**Short task**
Return only those lines from the line containing "Convert this chart to matplotlib code." to the line containing "62000, 62000, 3000]", both included, and please omit the pictures.

**Supplied entries**
>> BEGIN
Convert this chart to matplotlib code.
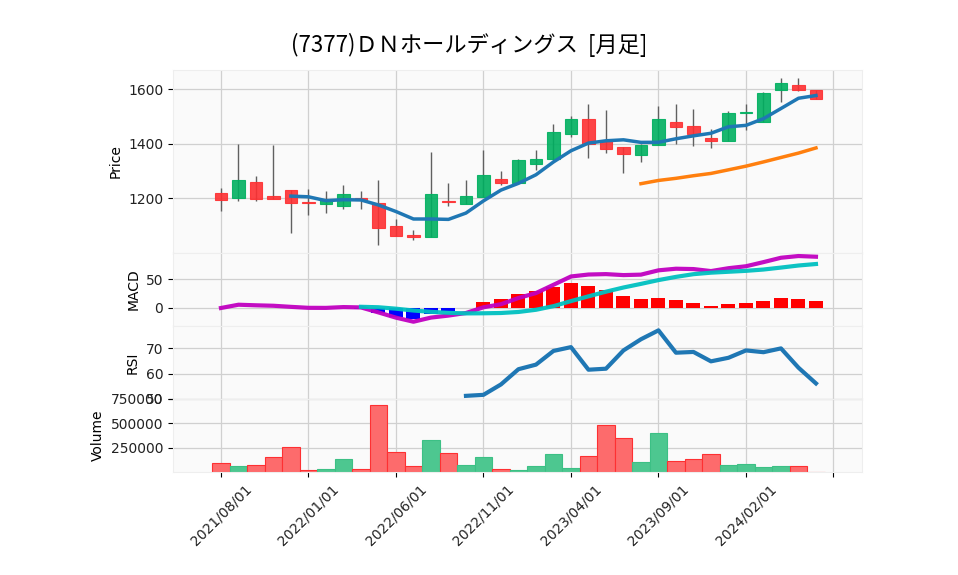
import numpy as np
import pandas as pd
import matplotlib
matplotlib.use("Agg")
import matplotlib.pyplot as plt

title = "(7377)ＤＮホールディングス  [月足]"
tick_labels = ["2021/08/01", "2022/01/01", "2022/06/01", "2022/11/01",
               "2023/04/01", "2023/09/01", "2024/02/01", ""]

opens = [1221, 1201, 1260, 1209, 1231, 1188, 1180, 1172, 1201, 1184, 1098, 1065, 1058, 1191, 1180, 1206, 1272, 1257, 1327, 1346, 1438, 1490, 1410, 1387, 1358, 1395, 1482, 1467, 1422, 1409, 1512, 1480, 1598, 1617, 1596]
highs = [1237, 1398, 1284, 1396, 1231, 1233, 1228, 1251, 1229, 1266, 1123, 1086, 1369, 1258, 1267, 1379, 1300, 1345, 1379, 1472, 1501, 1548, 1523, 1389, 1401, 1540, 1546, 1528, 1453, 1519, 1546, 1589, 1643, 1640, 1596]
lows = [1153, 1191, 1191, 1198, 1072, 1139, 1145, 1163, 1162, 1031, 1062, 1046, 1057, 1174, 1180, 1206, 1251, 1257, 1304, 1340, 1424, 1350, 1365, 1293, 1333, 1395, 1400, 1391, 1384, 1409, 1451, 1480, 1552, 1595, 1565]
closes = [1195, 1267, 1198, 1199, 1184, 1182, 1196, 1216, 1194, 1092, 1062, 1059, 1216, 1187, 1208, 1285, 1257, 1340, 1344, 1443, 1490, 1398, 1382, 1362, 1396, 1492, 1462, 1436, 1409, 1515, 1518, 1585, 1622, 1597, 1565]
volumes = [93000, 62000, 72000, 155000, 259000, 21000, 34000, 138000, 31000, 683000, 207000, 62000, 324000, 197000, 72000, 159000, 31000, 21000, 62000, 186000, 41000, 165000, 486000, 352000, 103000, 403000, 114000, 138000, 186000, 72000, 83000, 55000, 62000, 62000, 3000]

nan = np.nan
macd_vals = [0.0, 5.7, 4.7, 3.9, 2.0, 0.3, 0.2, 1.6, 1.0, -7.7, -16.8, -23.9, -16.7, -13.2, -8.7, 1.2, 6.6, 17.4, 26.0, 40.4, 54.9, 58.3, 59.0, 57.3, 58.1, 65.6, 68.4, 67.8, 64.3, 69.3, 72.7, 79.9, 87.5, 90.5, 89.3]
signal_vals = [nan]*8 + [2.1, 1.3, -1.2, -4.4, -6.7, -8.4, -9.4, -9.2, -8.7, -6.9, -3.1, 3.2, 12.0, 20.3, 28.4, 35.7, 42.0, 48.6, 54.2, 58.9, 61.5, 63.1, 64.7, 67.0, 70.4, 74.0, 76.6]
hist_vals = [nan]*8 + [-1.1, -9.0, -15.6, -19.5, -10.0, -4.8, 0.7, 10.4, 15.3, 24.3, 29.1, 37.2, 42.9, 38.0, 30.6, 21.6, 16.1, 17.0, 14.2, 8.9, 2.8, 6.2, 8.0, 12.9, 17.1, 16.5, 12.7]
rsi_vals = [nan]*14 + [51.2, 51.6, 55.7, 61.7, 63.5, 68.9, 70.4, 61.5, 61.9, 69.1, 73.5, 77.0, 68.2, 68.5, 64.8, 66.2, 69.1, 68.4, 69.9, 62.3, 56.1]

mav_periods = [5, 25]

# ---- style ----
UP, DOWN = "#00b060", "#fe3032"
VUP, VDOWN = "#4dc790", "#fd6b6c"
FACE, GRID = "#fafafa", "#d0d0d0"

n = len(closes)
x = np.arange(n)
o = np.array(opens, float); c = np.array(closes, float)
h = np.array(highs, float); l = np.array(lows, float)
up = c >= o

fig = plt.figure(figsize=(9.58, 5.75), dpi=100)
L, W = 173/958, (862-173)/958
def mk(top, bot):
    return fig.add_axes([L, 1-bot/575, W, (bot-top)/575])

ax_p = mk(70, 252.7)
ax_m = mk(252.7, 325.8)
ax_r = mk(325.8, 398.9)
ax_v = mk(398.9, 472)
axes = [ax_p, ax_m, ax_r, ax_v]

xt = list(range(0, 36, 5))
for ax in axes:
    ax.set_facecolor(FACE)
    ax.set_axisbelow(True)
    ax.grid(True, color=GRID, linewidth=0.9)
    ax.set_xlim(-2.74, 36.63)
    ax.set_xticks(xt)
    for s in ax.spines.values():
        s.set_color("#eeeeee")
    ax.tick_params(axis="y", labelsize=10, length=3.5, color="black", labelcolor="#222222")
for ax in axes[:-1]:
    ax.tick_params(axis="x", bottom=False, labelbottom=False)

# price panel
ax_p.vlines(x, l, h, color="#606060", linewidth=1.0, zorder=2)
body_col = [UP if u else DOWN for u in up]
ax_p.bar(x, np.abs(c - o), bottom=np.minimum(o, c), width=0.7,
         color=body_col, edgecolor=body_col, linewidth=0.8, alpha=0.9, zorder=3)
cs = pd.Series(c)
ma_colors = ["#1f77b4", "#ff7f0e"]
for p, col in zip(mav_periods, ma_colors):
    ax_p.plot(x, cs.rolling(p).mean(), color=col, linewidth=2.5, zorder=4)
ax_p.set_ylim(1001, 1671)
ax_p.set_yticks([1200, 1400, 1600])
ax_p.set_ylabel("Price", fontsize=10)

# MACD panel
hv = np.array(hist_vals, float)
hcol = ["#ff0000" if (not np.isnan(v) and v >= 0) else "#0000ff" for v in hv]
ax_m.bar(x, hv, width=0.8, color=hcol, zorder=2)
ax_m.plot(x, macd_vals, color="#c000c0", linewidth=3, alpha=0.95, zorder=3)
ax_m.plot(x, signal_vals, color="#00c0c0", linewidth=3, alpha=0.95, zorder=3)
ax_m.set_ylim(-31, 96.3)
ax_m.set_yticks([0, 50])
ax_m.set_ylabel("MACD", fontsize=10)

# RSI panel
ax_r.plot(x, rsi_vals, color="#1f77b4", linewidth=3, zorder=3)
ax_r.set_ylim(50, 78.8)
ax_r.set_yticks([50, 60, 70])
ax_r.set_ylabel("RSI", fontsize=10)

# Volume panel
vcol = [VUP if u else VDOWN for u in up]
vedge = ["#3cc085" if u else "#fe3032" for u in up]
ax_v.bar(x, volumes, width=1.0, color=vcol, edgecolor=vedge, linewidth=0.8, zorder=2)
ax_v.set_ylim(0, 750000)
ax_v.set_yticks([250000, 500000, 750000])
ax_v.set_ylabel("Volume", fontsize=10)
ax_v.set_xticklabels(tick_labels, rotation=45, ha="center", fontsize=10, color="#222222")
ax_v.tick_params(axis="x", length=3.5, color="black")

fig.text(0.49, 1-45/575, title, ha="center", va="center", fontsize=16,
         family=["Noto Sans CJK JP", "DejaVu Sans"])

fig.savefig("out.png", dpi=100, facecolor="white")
>> END
>> BEGIN
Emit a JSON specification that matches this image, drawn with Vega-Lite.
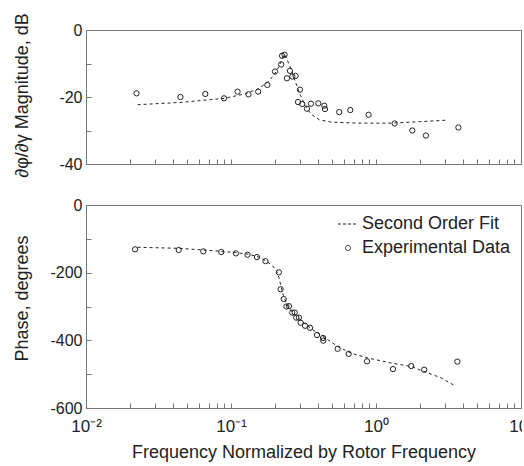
>> END
**Answer below**
Convert this chart to matplotlib code.
import numpy as np
import pandas as pd
import matplotlib
matplotlib.use("Agg")
import matplotlib.pyplot as plt

title = "(7377)ＤＮホールディングス  [月足]"
tick_labels = ["2021/08/01", "2022/01/01", "2022/06/01", "2022/11/01",
               "2023/04/01", "2023/09/01", "2024/02/01", ""]

opens = [1221, 1201, 1260, 1209, 1231, 1188, 1180, 1172, 1201, 1184, 1098, 1065, 1058, 1191, 1180, 1206, 1272, 1257, 1327, 1346, 1438, 1490, 1410, 1387, 1358, 1395, 1482, 1467, 1422, 1409, 1512, 1480, 1598, 1617, 1596]
highs = [1237, 1398, 1284, 1396, 1231, 1233, 1228, 1251, 1229, 1266, 1123, 1086, 1369, 1258, 1267, 1379, 1300, 1345, 1379, 1472, 1501, 1548, 1523, 1389, 1401, 1540, 1546, 1528, 1453, 1519, 1546, 1589, 1643, 1640, 1596]
lows = [1153, 1191, 1191, 1198, 1072, 1139, 1145, 1163, 1162, 1031, 1062, 1046, 1057, 1174, 1180, 1206, 1251, 1257, 1304, 1340, 1424, 1350, 1365, 1293, 1333, 1395, 1400, 1391, 1384, 1409, 1451, 1480, 1552, 1595, 1565]
closes = [1195, 1267, 1198, 1199, 1184, 1182, 1196, 1216, 1194, 1092, 1062, 1059, 1216, 1187, 1208, 1285, 1257, 1340, 1344, 1443, 1490, 1398, 1382, 1362, 1396, 1492, 1462, 1436, 1409, 1515, 1518, 1585, 1622, 1597, 1565]
volumes = [93000, 62000, 72000, 155000, 259000, 21000, 34000, 138000, 31000, 683000, 207000, 62000, 324000, 197000, 72000, 159000, 31000, 21000, 62000, 186000, 41000, 165000, 486000, 352000, 103000, 403000, 114000, 138000, 186000, 72000, 83000, 55000, 62000, 62000, 3000]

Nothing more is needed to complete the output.